⟨

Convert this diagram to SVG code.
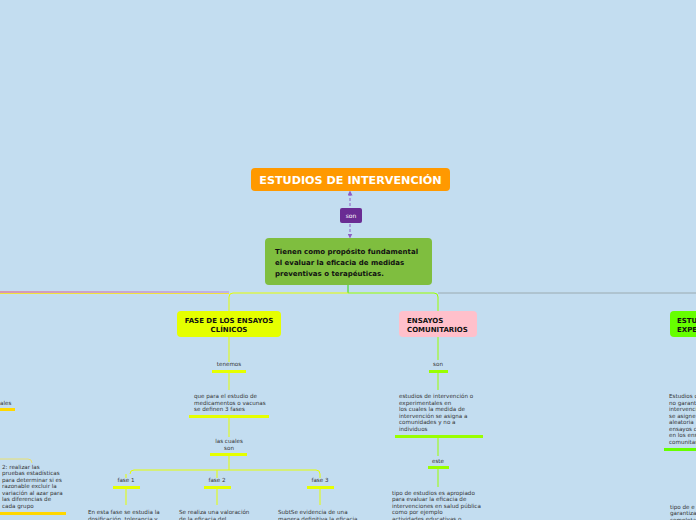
<svg xmlns="http://www.w3.org/2000/svg" width="696" height="520" viewBox="0 0 696 520">
<defs>
<style>
.bg{fill:#c3ddf0}
.t{font-family:"DejaVu Sans","Verdana",sans-serif;fill:#333}
.s{font-size:5.6px}
.nb{font-family:"DejaVu Sans","Verdana",sans-serif;font-weight:bold;fill:#111;font-size:7px}
.ln{fill:none;stroke-width:1}
.y{stroke:#e5ff00}
.lm{stroke:#99ff00}
.g{stroke:#66ff00}
.gd{stroke:#ffd700}
.ubY{fill:#e5ff00}
.ubL{fill:#99ff00}
.ubG{fill:#66ff00}
.ubD{fill:#ffd700}
</style>
<marker id="ah" viewBox="0 0 6 6" refX="3" refY="3" markerWidth="5" markerHeight="5" orient="auto-start-reverse">
<path d="M0,0 L6,3 L0,6 z" fill="#8e5cc4"/>
</marker>
<linearGradient id="lg" gradientUnits="userSpaceOnUse" x1="0" y1="292" x2="229" y2="292">
<stop offset="0" stop-color="#e8507a"/>
<stop offset="1" stop-color="#b888e0"/>
</linearGradient>
</defs>
<rect class="bg" x="0" y="0" width="696" height="520"/>

<g id="connectors">
<line x1="350" y1="193" x2="350" y2="206" stroke="#8e5cc4" stroke-width="1" stroke-dasharray="3,2" marker-start="url(#ah)"/>
<line x1="350" y1="224" x2="350" y2="236" stroke="#8e5cc4" stroke-width="1" stroke-dasharray="3,2" marker-end="url(#ah)"/>
<path class="ln" d="M348,285 V293" stroke="#33dd00" stroke-width="2"/>
<path class="ln" d="M229,292 H0" stroke="url(#lg)"/>
<path class="ln" d="M229,293.5 H0" stroke="#f2e23a"/>
<path class="ln y" d="M348,293 H233 Q229,293 229,297 V311"/>
<path class="ln lm" d="M348,293 H434 Q438,293 438,297 V311"/>
<path class="ln" d="M438,293 H696" stroke="#9aaab0"/>
<path class="ln y" d="M229,337 V362"/>
<path class="ln y" d="M229,373 V390"/>
<path class="ln y" d="M229,418 V437"/>
<path class="ln y" d="M229,456 V470"/>
<path class="ln y" d="M130,474 Q130,470 134,470 H316 Q320,470 320,474 V478"/>
<path class="ln y" d="M217,470 V478"/>
<path class="ln y" d="M126,474 V478"/>
<path class="ln y" d="M126,488 V505"/>
<path class="ln y" d="M217,488 V505"/>
<path class="ln y" d="M320,488 V505"/>
<path class="ln lm" d="M438,337 V360"/>
<path class="ln lm" d="M438,373 V390"/>
<path class="ln lm" d="M438,438 V456"/>
<path class="ln lm" d="M438,469 V487"/>
<path class="ln" d="M0,459 H28 Q32,459 32,463" stroke="#e8e070"/>
</g>

<g id="n-title">
<rect x="251" y="168" width="199" height="23" rx="4" fill="#ff9900"/>
<text x="350.5" y="184" text-anchor="middle" font-family="DejaVu Sans, Verdana, sans-serif" font-weight="bold" font-size="11.2" fill="#ffffff">ESTUDIOS DE INTERVENCIÓN</text>
</g>

<g id="n-son">
<rect x="340" y="208" width="22" height="15" rx="2" fill="#6a2c93"/>
<text x="351" y="218" text-anchor="middle" font-family="DejaVu Sans, Verdana, sans-serif" font-size="6" fill="#ffffff">son</text>
</g>

<g id="n-proposito">
<rect x="265" y="238" width="167" height="47" rx="4" fill="#7fbe3f"/>
<text class="nb" x="275" y="254">Tienen como propósito fundamental</text>
<text class="nb" x="275" y="265">el evaluar la eficacia de medidas</text>
<text class="nb" x="275" y="276">preventivas o terapéuticas.</text>
</g>

<g id="n-fase-ensayos">
<rect x="177" y="311" width="104" height="26" rx="4" fill="#e5ff00"/>
<text class="nb" x="229" y="322.5" text-anchor="middle">FASE DE LOS ENSAYOS</text>
<text class="nb" x="229" y="331.5" text-anchor="middle">CLÍNICOS</text>
</g>

<g id="n-tenemos">
<text class="t s" x="229" y="366" text-anchor="middle">tenemos</text>
<rect class="ubY" x="212" y="370" width="34" height="3"/>
</g>

<g id="n-que-para">
<text class="t s" x="194" y="398">que para el estudio de</text>
<text class="t s" x="194" y="404.5">medicamentos o vacunas</text>
<text class="t s" x="194" y="411">se definen 3 fases</text>
<rect class="ubY" x="189" y="415" width="80" height="3"/>
</g>

<g id="n-las-cuales">
<text class="t s" x="229" y="443" text-anchor="middle">las cuales</text>
<text class="t s" x="229" y="450" text-anchor="middle">son</text>
<rect class="ubY" x="210" y="453" width="37" height="3"/>
</g>

<g id="n-fase1">
<text class="t s" x="126" y="482" text-anchor="middle">fase 1</text>
<rect class="ubY" x="113" y="486" width="27" height="3"/>
<text class="t s" x="88" y="514">En esta fase se estudia  la</text>
<text class="t s" x="88" y="520.5">dosificación, tolerancia y</text>
</g>

<g id="n-fase2">
<text class="t s" x="217" y="482" text-anchor="middle">fase 2</text>
<rect class="ubY" x="204" y="486" width="27" height="3"/>
<text class="t s" x="179" y="514">Se realiza una valoración</text>
<text class="t s" x="179" y="520.5">de la eficacia del</text>
</g>

<g id="n-fase3">
<text class="t s" x="320" y="482" text-anchor="middle">fase 3</text>
<rect class="ubY" x="307" y="486" width="27" height="3"/>
<text class="t s" x="278" y="514">SubtSe evidencia de una</text>
<text class="t s" x="278" y="520.5">manera definitiva la eficacia</text>
</g>

<g id="n-comunitarios">
<rect x="399" y="311" width="78" height="26" rx="4" fill="#ffc0cb"/>
<text class="nb" x="407" y="322.5">ENSAYOS</text>
<text class="nb" x="407" y="331.5">COMUNITARIOS</text>
</g>

<g id="n-son2">
<text class="t s" x="438" y="366" text-anchor="middle">son</text>
<rect class="ubL" x="429" y="370" width="19" height="3"/>
</g>

<g id="n-estudios-int">
<text class="t s" x="399" y="398">estudios de intervención o</text>
<text class="t s" x="399" y="404.5">experimentales en</text>
<text class="t s" x="399" y="411">los cuales la medida de</text>
<text class="t s" x="399" y="417.5">intervención se asigna a</text>
<text class="t s" x="399" y="424">comunidades y no a</text>
<text class="t s" x="399" y="430.5">individuos</text>
<rect class="ubL" x="395" y="435" width="88" height="3"/>
</g>

<g id="n-este">
<text class="t s" x="438" y="463" text-anchor="middle">este</text>
<rect class="ubL" x="428" y="466" width="21" height="3"/>
</g>

<g id="n-tipo-estudios">
<text class="t s" x="392" y="494.5">tipo de estudios es apropiado</text>
<text class="t s" x="392" y="501">para evaluar la eficacia de</text>
<text class="t s" x="392" y="507.5">intervenciones en salud pública</text>
<text class="t s" x="392" y="514">como por ejemplo</text>
<text class="t s" x="392" y="520.5">actividades educativas o</text>
</g>

<g id="n-experimentales">
<rect x="670" y="311" width="40" height="26" rx="4" fill="#66ff00"/>
<text class="nb" x="677" y="322.5">ESTU</text>
<text class="nb" x="677" y="331.5">EXPE</text>
</g>

<g id="n-exp-text">
<text class="t s" x="669" y="398">Estudios c</text>
<text class="t s" x="669" y="404.5">no garanti</text>
<text class="t s" x="669" y="411">intervenci</text>
<text class="t s" x="669" y="417.5">se asigne</text>
<text class="t s" x="669" y="424">aleatoria</text>
<text class="t s" x="669" y="430.5">ensayos c</text>
<text class="t s" x="669" y="437">en los ens</text>
<text class="t s" x="669" y="443.5">comunitar</text>
<rect class="ubG" x="664" y="448" width="32" height="3"/>
</g>

<g id="n-exp-tipo">
<text class="t s" x="670" y="508.5">tipo de e</text>
<text class="t s" x="670" y="515">garantiza</text>
<text class="t s" x="670" y="521.5">completa</text>
</g>

<g id="n-left-ales">
<text class="t s" x="0" y="405">ales</text>
<rect class="ubD" x="0" y="408" width="15" height="3"/>
</g>

<g id="n-left-realizar">
<text class="t s" x="2" y="468.5">2: realizar las</text>
<text class="t s" x="2" y="475">pruebas estadísticas</text>
<text class="t s" x="2" y="481.5">para determinar si es</text>
<text class="t s" x="2" y="488">razonable excluir la</text>
<text class="t s" x="2" y="494.5">variación al azar para</text>
<text class="t s" x="2" y="501">las diferencias de</text>
<text class="t s" x="2" y="507.5">cada grupo</text>
<rect class="ubD" x="0" y="512" width="66" height="3"/>
</g>
</svg>
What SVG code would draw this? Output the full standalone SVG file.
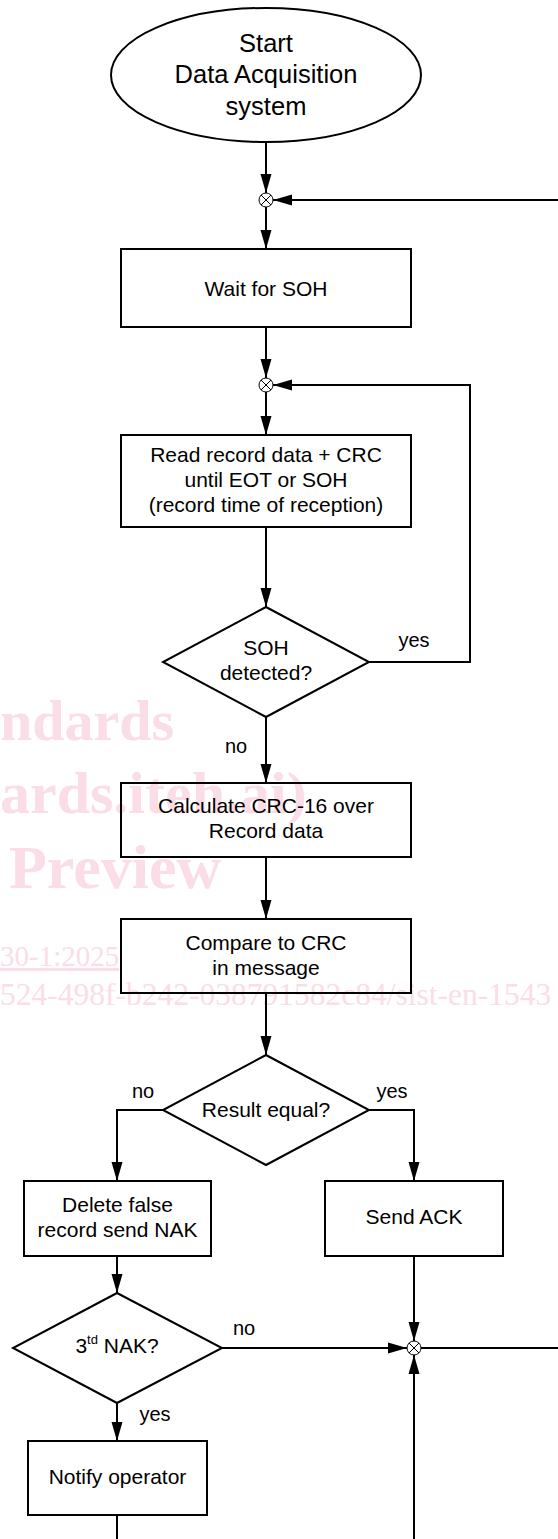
<svg xmlns="http://www.w3.org/2000/svg" width="558" height="1539" viewBox="0 0 558 1539">
<style>
.shape{fill:none;stroke:#000;stroke-width:2}
.t{font-family:"Liberation Sans",Arial,sans-serif;font-size:21px;fill:#000;text-anchor:middle}
.title{font-size:25.5px}
.lbl{font-family:"Liberation Sans",Arial,sans-serif;font-size:20px;fill:#000;text-anchor:middle}
.wire{fill:none;stroke:#000;stroke-width:2}
.join{fill:#fff;stroke:#000;stroke-width:1}
.wm{font-family:"Liberation Serif","Times New Roman",serif;fill:#fadde6}
</style>
<defs>
<marker id="ah" markerUnits="userSpaceOnUse" markerWidth="19" markerHeight="12" refX="19" refY="6" orient="auto">
<path d="M0,0.5 L19,6 L0,11.5 z" fill="#000"/>
</marker>
</defs>
<g id="watermark">
<text class="wm" x="0" y="740" font-size="58" font-weight="bold">ndards</text>
<text class="wm" x="0" y="813" font-size="60" font-weight="bold">ards.iteh.ai)</text>
<text class="wm" x="9" y="888" font-size="62" font-weight="bold">Preview</text>
<text class="wm" x="0" y="966" font-size="29" text-decoration="underline">30-1:2025</text>
<text class="wm" x="0" y="1005" font-size="31.5">524-498f-b242-038791582c84/sist-en-1543</text>
</g>
<g id="connectors">
<line class="wire" x1="266" y1="142" x2="266" y2="193" marker-end="url(#ah)"/>
<line class="wire" x1="558" y1="200" x2="273" y2="200" marker-end="url(#ah)"/>
<line class="wire" x1="266" y1="207" x2="266" y2="249" marker-end="url(#ah)"/>
<line class="wire" x1="266" y1="327" x2="266" y2="378" marker-end="url(#ah)"/>
<line class="wire" x1="266" y1="392" x2="266" y2="435" marker-end="url(#ah)"/>
<line class="wire" x1="266" y1="527" x2="266" y2="607" marker-end="url(#ah)"/>
<polyline class="wire" points="369,662 470,662 470,385 273,385" marker-end="url(#ah)"/>
<line class="wire" x1="266" y1="717" x2="266" y2="783" marker-end="url(#ah)"/>
<line class="wire" x1="266" y1="857" x2="266" y2="919" marker-end="url(#ah)"/>
<line class="wire" x1="266" y1="993" x2="266" y2="1055" marker-end="url(#ah)"/>
<polyline class="wire" points="163,1110 117,1110 117,1181" marker-end="url(#ah)"/>
<polyline class="wire" points="369,1110 414,1110 414,1181" marker-end="url(#ah)"/>
<line class="wire" x1="117" y1="1256" x2="117" y2="1293" marker-end="url(#ah)"/>
<line class="wire" x1="222" y1="1348" x2="407" y2="1348" marker-end="url(#ah)"/>
<line class="wire" x1="414" y1="1256" x2="414" y2="1341" marker-end="url(#ah)"/>
<line class="wire" x1="421" y1="1348" x2="558" y2="1348"/>
<line class="wire" x1="414" y1="1539" x2="414" y2="1355" marker-end="url(#ah)"/>
<line class="wire" x1="117" y1="1403" x2="117" y2="1441" marker-end="url(#ah)"/>
<line class="wire" x1="117" y1="1515" x2="117" y2="1539"/>
<text class="lbl" x="414" y="647">yes</text>
<text class="lbl" x="236" y="753">no</text>
<text class="lbl" x="143" y="1098">no</text>
<text class="lbl" x="392" y="1098">yes</text>
<text class="lbl" x="244" y="1335">no</text>
<text class="lbl" x="155" y="1421">yes</text>
</g>
<g id="start">
<ellipse class="shape" cx="266" cy="75" rx="155" ry="67"/>
<text class="t title" x="266" y="52">Start</text>
<text class="t title" x="266" y="83">Data Acquisition</text>
<text class="t title" x="266" y="115">system</text>
</g>
<g id="join1">
<circle class="join" cx="266" cy="200" r="7"/>
<path d="M261,195 L271,205 M271,195 L261,205" stroke="#000" stroke-width="1"/>
</g>
<g id="wait">
<rect class="shape" x="121" y="249" width="290" height="78"/>
<text class="t" x="266" y="296">Wait for SOH</text>
</g>
<g id="join2">
<circle class="join" cx="266" cy="385" r="7"/>
<path d="M261,380 L271,390 M271,380 L261,390" stroke="#000" stroke-width="1"/>
</g>
<g id="read">
<rect class="shape" x="121" y="435" width="290" height="92"/>
<text class="t" x="266" y="462">Read record data + CRC</text>
<text class="t" x="266" y="487">until EOT or SOH</text>
<text class="t" x="266" y="512">(record time of reception)</text>
</g>
<g id="sohq">
<polygon class="shape" points="266,607 369,662 266,717 163,662"/>
<text class="t" x="266" y="655">SOH</text>
<text class="t" x="266" y="680">detected?</text>
</g>
<g id="calc">
<rect class="shape" x="121" y="783" width="290" height="74"/>
<text class="t" x="266" y="813">Calculate CRC-16 over</text>
<text class="t" x="266" y="838">Record data</text>
</g>
<g id="compare">
<rect class="shape" x="121" y="919" width="290" height="74"/>
<text class="t" x="266" y="950">Compare to CRC</text>
<text class="t" x="266" y="975">in message</text>
</g>
<g id="resultq">
<polygon class="shape" points="266,1055 369,1110 266,1165 163,1110"/>
<text class="t" x="266" y="1117">Result equal?</text>
</g>
<g id="delete">
<rect class="shape" x="24" y="1181" width="187" height="75"/>
<text class="t" x="117.5" y="1212">Delete false</text>
<text class="t" x="117.5" y="1237">record send NAK</text>
</g>
<g id="ack">
<rect class="shape" x="325" y="1181" width="178" height="75"/>
<text class="t" x="414" y="1224">Send ACK</text>
</g>
<g id="nakq">
<polygon class="shape" points="117,1293 222,1348 117,1403 13,1348"/>
<text class="t" x="117" y="1353">3<tspan font-size="13" dy="-9">td</tspan><tspan dy="9"> NAK?</tspan></text>
</g>
<g id="join3">
<circle class="join" cx="414" cy="1348" r="7"/>
<path d="M409,1343 L419,1353 M419,1343 L409,1353" stroke="#000" stroke-width="1"/>
</g>
<g id="notify">
<rect class="shape" x="28" y="1441" width="179" height="74"/>
<text class="t" x="117.5" y="1484">Notify operator</text>
</g>
</svg>
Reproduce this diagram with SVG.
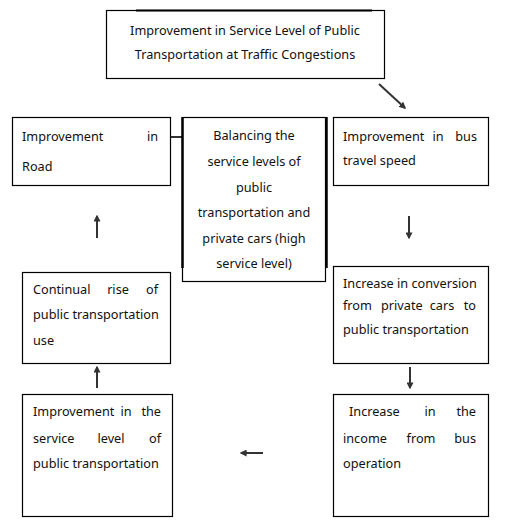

⟩

Your objective: Spot every line that holds "this" and copy it.

Correct answer:
Convert this diagram to SVG code.
What SVG code would draw this? Output the full standalone SVG file.
Reproduce this diagram with SVG.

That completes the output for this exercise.